* [Problem]: Among the entries below, find the lines with "diagram" and copy them.

▽

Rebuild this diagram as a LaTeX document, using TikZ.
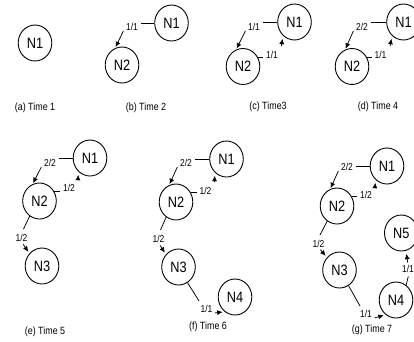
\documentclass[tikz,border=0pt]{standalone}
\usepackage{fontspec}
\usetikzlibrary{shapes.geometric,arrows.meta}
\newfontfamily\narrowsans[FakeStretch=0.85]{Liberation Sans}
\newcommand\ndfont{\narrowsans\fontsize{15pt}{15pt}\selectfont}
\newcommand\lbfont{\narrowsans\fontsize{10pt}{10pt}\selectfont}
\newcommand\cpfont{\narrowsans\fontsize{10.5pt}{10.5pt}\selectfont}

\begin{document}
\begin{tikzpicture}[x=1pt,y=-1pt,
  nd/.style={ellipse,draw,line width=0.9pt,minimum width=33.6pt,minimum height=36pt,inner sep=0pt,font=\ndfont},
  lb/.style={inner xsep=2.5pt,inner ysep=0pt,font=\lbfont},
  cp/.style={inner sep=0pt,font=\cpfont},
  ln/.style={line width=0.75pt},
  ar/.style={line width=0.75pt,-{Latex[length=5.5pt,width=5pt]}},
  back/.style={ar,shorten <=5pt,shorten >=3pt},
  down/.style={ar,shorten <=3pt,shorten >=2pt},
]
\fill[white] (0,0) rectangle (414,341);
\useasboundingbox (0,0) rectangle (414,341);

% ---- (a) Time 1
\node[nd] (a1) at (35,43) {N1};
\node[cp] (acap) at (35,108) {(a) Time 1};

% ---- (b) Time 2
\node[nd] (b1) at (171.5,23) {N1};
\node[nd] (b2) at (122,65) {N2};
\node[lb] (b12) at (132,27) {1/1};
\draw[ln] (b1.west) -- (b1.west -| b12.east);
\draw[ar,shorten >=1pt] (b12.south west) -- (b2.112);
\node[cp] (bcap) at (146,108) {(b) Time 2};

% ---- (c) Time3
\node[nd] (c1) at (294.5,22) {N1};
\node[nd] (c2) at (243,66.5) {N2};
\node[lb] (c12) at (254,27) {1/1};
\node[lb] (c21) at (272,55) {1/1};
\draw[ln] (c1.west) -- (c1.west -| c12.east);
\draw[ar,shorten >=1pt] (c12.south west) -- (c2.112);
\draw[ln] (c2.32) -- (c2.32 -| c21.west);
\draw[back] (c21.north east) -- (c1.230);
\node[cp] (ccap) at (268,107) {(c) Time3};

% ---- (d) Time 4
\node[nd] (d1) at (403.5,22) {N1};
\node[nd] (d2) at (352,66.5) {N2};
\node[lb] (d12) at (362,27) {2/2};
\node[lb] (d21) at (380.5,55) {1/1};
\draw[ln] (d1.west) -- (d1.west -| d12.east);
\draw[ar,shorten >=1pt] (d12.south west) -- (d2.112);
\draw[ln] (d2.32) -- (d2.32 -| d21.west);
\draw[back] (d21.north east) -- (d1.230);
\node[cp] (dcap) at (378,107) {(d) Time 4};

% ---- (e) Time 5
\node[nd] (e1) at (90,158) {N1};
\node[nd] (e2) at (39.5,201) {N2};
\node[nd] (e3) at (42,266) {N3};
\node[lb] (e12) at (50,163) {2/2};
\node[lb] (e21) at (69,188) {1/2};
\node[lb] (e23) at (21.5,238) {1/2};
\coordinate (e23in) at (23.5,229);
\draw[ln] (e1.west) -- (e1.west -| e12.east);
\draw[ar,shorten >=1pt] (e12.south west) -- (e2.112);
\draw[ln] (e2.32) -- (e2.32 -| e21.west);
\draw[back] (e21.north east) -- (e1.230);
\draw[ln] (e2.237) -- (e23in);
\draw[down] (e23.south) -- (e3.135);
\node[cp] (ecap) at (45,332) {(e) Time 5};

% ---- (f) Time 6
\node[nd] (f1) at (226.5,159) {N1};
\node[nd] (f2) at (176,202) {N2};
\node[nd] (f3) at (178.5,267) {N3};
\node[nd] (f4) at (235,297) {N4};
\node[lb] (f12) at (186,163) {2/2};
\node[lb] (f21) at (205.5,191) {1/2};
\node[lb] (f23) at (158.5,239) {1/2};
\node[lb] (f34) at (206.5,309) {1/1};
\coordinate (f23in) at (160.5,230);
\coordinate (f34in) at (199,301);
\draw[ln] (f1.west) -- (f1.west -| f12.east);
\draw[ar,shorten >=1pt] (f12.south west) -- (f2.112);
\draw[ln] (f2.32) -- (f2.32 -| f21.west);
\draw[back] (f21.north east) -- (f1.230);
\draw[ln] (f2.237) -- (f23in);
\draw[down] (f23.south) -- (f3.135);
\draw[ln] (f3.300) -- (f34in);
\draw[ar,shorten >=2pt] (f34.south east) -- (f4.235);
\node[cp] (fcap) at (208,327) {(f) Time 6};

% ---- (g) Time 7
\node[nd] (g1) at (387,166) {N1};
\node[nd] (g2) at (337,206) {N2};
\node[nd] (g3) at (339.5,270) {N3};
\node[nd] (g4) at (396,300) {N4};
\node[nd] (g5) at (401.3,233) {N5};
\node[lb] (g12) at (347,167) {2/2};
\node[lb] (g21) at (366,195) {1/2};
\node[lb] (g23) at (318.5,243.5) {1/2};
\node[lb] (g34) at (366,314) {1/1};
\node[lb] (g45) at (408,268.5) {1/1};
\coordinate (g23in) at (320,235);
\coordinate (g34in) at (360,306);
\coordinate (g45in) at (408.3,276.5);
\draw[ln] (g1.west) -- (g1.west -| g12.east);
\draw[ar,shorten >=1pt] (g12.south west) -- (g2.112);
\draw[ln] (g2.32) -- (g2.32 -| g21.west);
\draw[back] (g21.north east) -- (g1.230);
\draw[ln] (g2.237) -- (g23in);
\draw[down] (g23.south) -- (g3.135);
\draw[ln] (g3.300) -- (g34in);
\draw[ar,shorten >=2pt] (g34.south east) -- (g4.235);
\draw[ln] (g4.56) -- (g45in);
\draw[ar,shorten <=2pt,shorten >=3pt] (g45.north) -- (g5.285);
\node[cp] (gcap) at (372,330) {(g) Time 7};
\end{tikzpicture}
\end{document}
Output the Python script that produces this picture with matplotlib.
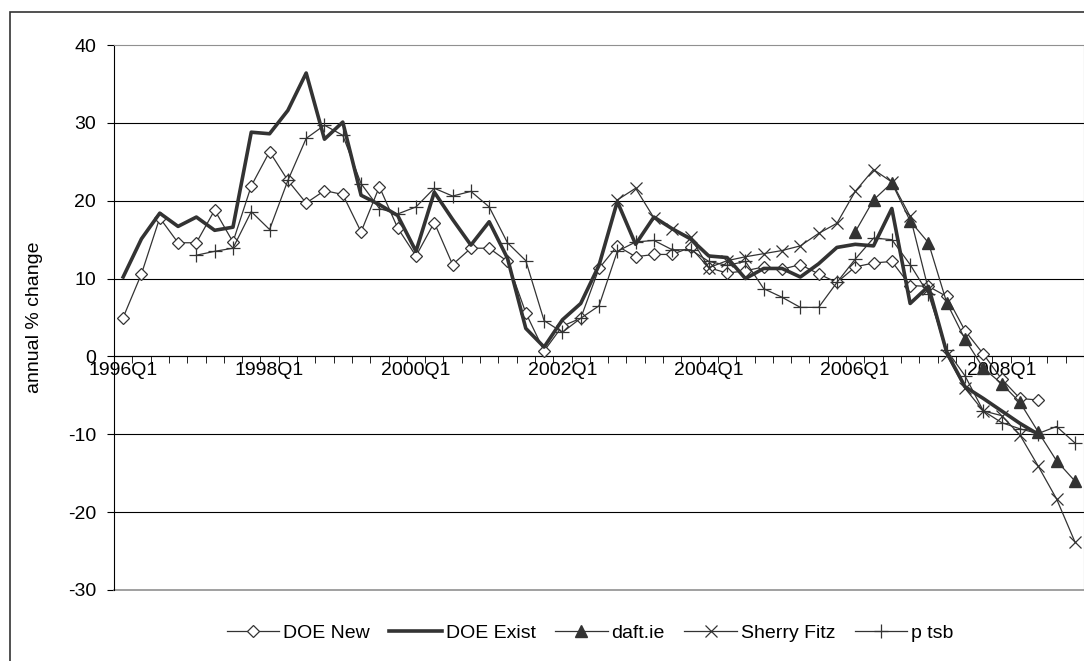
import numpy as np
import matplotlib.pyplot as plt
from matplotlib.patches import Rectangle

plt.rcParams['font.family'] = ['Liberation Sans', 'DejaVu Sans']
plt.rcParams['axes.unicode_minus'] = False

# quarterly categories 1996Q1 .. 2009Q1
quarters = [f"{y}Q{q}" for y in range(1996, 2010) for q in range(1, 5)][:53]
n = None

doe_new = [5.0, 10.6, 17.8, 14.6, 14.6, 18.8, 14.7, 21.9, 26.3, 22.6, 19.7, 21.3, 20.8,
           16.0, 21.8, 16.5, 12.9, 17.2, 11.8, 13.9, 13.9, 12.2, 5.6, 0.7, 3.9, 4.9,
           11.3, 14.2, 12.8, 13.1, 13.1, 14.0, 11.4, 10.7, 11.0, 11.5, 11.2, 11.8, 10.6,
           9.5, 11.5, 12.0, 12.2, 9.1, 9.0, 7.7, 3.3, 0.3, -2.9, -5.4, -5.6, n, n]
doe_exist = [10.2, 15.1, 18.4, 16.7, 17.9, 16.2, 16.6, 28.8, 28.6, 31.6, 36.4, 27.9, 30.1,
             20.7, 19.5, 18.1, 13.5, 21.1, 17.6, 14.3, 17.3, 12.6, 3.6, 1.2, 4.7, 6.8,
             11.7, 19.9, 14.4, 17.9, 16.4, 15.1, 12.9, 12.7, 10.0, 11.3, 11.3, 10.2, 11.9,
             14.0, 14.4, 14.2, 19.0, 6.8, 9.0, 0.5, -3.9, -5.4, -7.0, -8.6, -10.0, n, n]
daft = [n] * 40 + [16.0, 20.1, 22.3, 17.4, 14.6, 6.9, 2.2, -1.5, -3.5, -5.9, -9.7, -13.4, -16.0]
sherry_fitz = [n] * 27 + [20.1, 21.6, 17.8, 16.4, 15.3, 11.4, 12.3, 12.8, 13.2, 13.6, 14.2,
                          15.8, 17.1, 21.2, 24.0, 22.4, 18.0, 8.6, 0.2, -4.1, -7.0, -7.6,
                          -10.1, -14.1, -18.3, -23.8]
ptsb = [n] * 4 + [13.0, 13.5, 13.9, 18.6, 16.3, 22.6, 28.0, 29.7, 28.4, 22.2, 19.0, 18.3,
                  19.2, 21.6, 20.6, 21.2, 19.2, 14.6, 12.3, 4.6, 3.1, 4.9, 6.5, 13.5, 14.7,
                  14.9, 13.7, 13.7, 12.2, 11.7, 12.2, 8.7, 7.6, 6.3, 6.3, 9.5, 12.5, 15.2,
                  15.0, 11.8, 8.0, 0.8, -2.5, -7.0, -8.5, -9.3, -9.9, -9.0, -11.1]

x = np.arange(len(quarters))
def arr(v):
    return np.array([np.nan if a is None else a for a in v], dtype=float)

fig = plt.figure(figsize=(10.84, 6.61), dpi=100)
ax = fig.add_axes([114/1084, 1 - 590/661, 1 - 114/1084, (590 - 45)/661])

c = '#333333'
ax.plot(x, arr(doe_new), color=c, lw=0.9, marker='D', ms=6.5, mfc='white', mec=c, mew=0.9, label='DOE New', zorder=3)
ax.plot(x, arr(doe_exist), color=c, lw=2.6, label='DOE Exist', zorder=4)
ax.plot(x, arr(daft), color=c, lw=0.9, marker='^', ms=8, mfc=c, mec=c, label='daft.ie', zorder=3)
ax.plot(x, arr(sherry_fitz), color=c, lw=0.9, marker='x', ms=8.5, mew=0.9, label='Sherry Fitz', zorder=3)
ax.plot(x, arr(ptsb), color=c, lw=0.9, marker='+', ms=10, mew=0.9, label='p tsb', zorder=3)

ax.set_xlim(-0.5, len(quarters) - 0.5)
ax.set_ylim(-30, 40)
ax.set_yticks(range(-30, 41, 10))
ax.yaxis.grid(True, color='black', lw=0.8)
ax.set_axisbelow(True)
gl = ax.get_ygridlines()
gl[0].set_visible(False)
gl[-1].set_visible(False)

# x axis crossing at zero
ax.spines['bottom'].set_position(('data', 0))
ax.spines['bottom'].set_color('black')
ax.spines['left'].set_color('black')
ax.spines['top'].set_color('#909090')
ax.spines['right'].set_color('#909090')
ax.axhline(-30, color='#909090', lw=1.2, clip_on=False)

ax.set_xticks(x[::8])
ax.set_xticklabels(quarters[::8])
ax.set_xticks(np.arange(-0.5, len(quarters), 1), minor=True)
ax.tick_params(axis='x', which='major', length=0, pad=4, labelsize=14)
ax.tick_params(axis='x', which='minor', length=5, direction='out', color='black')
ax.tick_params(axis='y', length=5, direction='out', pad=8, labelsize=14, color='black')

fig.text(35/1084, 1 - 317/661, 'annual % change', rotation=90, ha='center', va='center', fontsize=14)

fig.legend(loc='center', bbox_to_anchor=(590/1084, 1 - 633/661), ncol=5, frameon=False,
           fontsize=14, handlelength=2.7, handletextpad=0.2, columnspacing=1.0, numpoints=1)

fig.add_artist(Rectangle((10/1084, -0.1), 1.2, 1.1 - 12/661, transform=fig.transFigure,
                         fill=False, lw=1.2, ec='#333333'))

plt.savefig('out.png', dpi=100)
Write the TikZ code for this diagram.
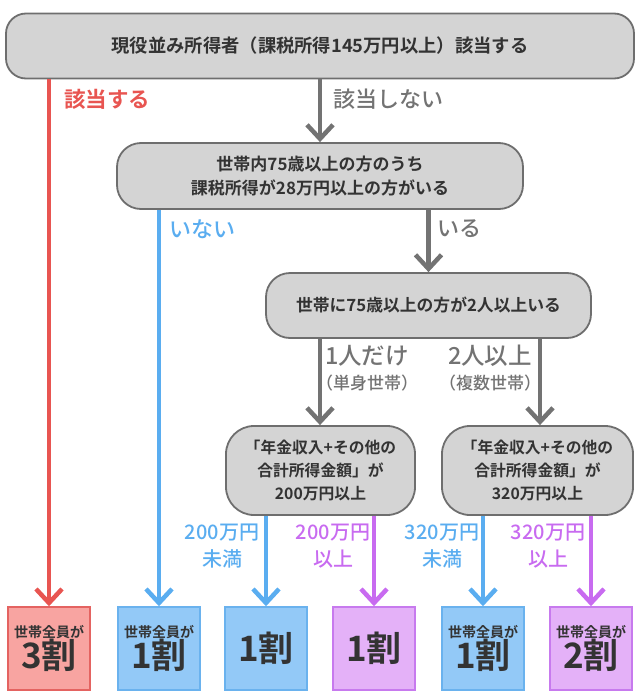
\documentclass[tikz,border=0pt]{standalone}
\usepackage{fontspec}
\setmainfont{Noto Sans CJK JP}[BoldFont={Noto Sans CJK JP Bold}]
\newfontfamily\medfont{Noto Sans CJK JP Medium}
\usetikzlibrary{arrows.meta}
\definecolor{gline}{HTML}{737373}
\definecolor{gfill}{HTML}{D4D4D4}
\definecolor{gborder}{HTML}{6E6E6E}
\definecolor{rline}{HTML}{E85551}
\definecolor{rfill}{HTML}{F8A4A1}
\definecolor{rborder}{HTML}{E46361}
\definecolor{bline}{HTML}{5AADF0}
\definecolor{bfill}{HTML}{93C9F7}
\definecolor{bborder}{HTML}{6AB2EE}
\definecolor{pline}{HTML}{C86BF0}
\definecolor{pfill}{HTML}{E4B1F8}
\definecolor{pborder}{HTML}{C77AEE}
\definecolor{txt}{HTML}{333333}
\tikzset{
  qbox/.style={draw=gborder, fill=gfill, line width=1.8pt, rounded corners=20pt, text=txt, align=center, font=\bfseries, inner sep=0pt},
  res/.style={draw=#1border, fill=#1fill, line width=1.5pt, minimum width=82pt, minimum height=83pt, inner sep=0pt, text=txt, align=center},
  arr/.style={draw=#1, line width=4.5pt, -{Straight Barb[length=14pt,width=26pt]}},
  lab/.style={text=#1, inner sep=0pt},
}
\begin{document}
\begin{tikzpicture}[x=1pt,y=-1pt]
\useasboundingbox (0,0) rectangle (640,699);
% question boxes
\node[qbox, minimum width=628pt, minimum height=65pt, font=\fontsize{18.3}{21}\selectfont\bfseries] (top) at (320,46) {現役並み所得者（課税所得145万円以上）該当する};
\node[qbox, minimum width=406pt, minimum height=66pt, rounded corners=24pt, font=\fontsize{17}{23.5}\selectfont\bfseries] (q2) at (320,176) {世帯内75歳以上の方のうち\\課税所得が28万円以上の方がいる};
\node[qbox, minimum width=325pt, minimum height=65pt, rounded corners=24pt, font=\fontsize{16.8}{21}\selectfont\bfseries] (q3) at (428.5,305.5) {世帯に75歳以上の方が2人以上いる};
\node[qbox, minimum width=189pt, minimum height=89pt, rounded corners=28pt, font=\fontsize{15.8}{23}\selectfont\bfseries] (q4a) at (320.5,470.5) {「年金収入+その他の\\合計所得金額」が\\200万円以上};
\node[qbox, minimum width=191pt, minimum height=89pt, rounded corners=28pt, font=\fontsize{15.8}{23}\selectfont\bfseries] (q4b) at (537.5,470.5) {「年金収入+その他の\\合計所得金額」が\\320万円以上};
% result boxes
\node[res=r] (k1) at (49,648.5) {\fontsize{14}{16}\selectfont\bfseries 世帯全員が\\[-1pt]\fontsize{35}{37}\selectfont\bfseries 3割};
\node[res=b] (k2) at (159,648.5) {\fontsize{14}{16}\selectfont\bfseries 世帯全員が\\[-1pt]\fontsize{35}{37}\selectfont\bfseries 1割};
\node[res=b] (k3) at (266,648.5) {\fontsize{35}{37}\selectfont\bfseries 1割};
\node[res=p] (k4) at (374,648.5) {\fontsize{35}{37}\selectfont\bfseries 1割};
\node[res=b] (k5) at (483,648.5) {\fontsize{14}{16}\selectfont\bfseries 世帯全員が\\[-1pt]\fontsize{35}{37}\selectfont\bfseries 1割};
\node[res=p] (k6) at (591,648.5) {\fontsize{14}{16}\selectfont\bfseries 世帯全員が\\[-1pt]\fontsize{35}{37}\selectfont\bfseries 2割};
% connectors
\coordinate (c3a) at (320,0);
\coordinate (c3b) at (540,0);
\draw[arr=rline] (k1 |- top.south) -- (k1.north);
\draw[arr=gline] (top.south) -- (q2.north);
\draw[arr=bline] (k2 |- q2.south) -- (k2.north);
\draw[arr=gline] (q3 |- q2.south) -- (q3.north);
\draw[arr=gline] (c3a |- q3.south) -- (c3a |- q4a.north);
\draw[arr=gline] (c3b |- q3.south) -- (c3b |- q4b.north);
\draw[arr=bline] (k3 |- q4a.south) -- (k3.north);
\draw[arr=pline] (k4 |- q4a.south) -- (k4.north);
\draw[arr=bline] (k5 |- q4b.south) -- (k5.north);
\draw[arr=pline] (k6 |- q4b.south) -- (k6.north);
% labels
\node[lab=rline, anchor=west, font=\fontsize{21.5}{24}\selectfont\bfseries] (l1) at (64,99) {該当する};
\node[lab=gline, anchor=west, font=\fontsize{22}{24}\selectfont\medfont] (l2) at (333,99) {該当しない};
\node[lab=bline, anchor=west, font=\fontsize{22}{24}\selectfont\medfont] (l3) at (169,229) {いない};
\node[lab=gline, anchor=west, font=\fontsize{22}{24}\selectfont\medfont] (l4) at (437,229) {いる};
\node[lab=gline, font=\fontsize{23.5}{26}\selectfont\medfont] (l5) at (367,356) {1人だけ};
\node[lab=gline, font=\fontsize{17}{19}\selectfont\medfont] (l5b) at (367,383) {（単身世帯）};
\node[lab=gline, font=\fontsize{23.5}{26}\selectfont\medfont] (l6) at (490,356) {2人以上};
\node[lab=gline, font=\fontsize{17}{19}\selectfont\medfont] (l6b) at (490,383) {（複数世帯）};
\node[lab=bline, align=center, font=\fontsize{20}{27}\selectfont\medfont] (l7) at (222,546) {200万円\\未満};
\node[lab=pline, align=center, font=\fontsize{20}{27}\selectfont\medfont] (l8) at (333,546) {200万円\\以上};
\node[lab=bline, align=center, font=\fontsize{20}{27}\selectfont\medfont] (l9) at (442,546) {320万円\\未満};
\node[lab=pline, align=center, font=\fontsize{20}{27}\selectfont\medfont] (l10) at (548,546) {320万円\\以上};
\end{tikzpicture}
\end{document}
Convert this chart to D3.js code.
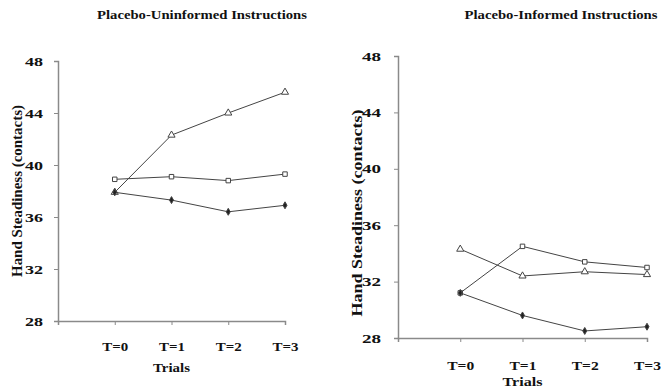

△

* [Final answer]:
Rebuild this diagram as a LaTeX document, using TikZ.
Write the TikZ code for this diagram.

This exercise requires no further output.